Usually one or two students will figure out that the points are all on the same line. In any case, whether someone offers an answer or not, I tell them they are points from the same line, and show them the equation I used. “No matter what two points you pick on a straight line, the slope will always be the same. To show why this is the case, let’s take a look at the line that I used, which was based on y = 2x + 2.”
The Pitch: Slope of a Straight Line is Constant. I have them draw it in their notebooks by plotting the three points and connecting them with a straight edge.
“I’ve labeled three points on it. I pick the points (1,4) and (0,2), but instead of using the formula, I’m going to count the unit squares. I’m going to draw a line from (1,4) down to the line that (0,2) is on.” I have them do the same. “Now draw a line from (0,2) to join that line.”
I have them count the squares in the vertical and horizontal lines. “So what do we get if we have vertical distance/horizontal distance?”
Having done that, and all agreeing on “two” as the answer, I say this is “rise over run” and it’s also the change in y/change in x. The y value changes from 2 to 4, and the x value changes from 0 to 2. So when you use the formula you used yesterday, that’s what it’s doing. It’s counting the squares for you.” I sometimes but not always hear a few “Ohhh’s” at this.
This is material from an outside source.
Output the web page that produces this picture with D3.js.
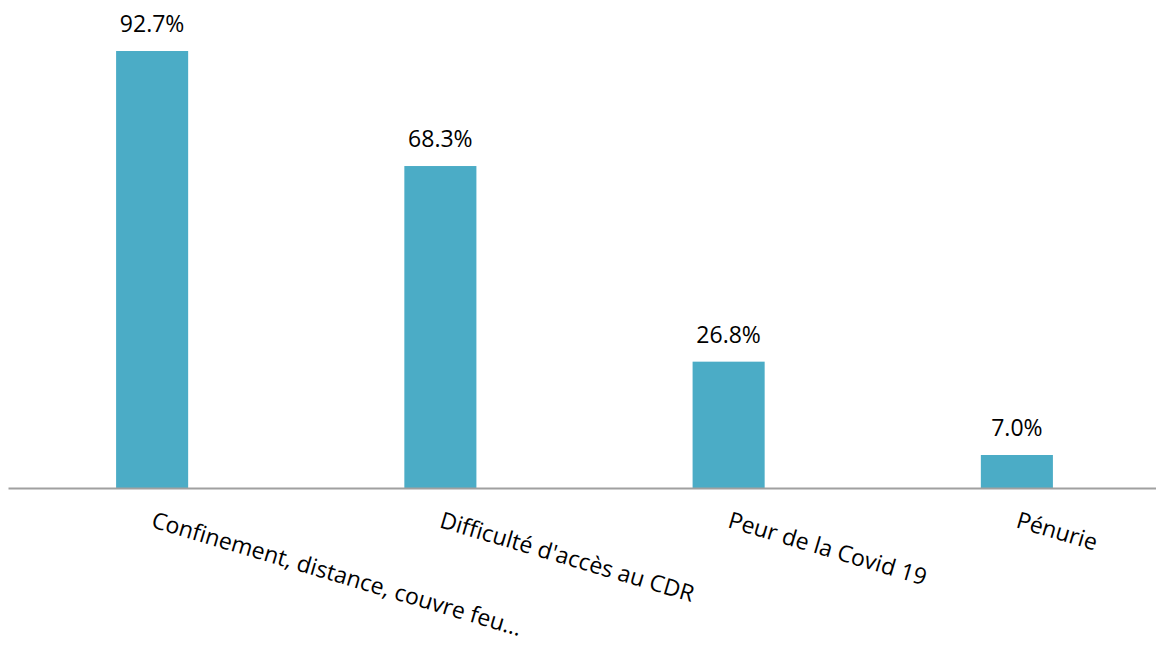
<!DOCTYPE html>
<html>
<head>
<meta charset="utf-8">
<script src="https://cdn.jsdelivr.net/npm/d3@7"></script>
<style>
  html, body { margin: 0; padding: 0; background: #fff; }
  svg { display: block; font-family: "Open Sans", "Noto Sans", sans-serif; }
</style>
</head>
<body>
<svg id="chart" width="1156" height="646"></svg>
<script>
// Reasons cited (share of respondents, %)
const categories = [
  "Confinement, distance, couvre feu...",
  "Difficulté d'accès au CDR",
  "Peur de la Covid 19",
  "Pénurie"
];
const values = [92.7, 68.3, 26.8, 7.0];
const valueLabels = ["92.7%", "68.3%", "26.8%", "7.0%"];

const svg = d3.select("#chart");
const baseline = 488;

const x = d3.scaleBand()
  .domain(categories)
  .range([8, 1161])
  .padding(0);

const y = d3.scaleLinear()
  .domain([0, 100])
  .range([baseline, 16.6]);

const barW = x.bandwidth() * 0.25;

// Bars
svg.append("g")
  .selectAll("rect")
  .data(categories)
  .join("rect")
  .attr("x", (d) => x(d) + x.bandwidth() / 2 - barW / 2)
  .attr("y", (d, i) => y(values[i]))
  .attr("width", barW)
  .attr("height", (d, i) => baseline - y(values[i]))
  .attr("fill", "#4BACC6");

// Value labels above bars
svg.append("g")
  .selectAll("text")
  .data(categories)
  .join("text")
  .attr("x", (d) => x(d) + x.bandwidth() / 2)
  .attr("y", (d, i) => y(values[i]) - 19)
  .attr("text-anchor", "middle")
  .attr("font-size", 23)
  .attr("fill", "#000")
  .text((d, i) => valueLabels[i]);

// Category axis with slanted labels
const axis = svg.append("g")
  .attr("transform", `translate(0,${baseline})`)
  .call(d3.axisBottom(x).tickSize(0).tickSizeOuter(0));

axis.select(".domain")
  .attr("stroke", "#A0A0A0")
  .attr("stroke-width", 2);

axis.selectAll(".tick text")
  .attr("x", 0)
  .attr("y", 0)
  .attr("dy", 0)
  .attr("text-anchor", "start")
  .attr("transform", "translate(-2,39) rotate(16.5)")
  .attr("font-size", 23)
  .attr("font-family", "\"Open Sans\", \"Noto Sans\", sans-serif")
  .attr("fill", "#000");
</script>
</body>
</html>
Next I have them do the same for the points (2,6) and (0,2):
I have them count squares again, and they will get 4 for vertical and 2 for horizontal resulting in a slope of 2.
“No matter what two points we pick, when we draw the lines as we did, we get triangles whose vertical and horizontal sides are proportional. These kind of triangles are called ‘similar’.” (Although this book does not include geometry, students may have had some exposure to it in the unit on proportions, and/or will have it in later chapters covering geometric figures.)
I write on the board:
The slope of a straight line is constant.
Examples of Types of Slopes. I have them plot points, draw the graph and compute the slopes.
2. (3,0), (2, 1) The slope is -1 and the graph is:
3. (3,1), (2,1) The slope is 0 and the graph is:
“Notice for the first graph, the slope is positive, and it starts from lower left to upper right. What do we notice about the second one? Is the slope positive or negative? How would you describe the line?”
I want to hear that the slope is negative and the line starts from upper left to lower right. I also describe it as “From left to right, the line goes downward.”
The third graph they’ve seen from the previous lesson. “What is the slope? What can you say about the line”.
I want to hear that the slope is zero and the line is horizontal.
“One more graph; plot the points (3,2) and (3, 4).”
The previous lesson had a graph like this, so if they remember what was done the day before, they will know that the slope is undefined. The graph is:
“Vertical lines have an undefined slope.”
Homework. At this juncture, I prepare a worksheet that covers the past lessons from the beginning: functions, relations, graphing equations by plotting points, by using x and y intercepts, finding slope, and identifying the type of slope (e.g., negative, positive, zero or undefined) by inspection of the graph.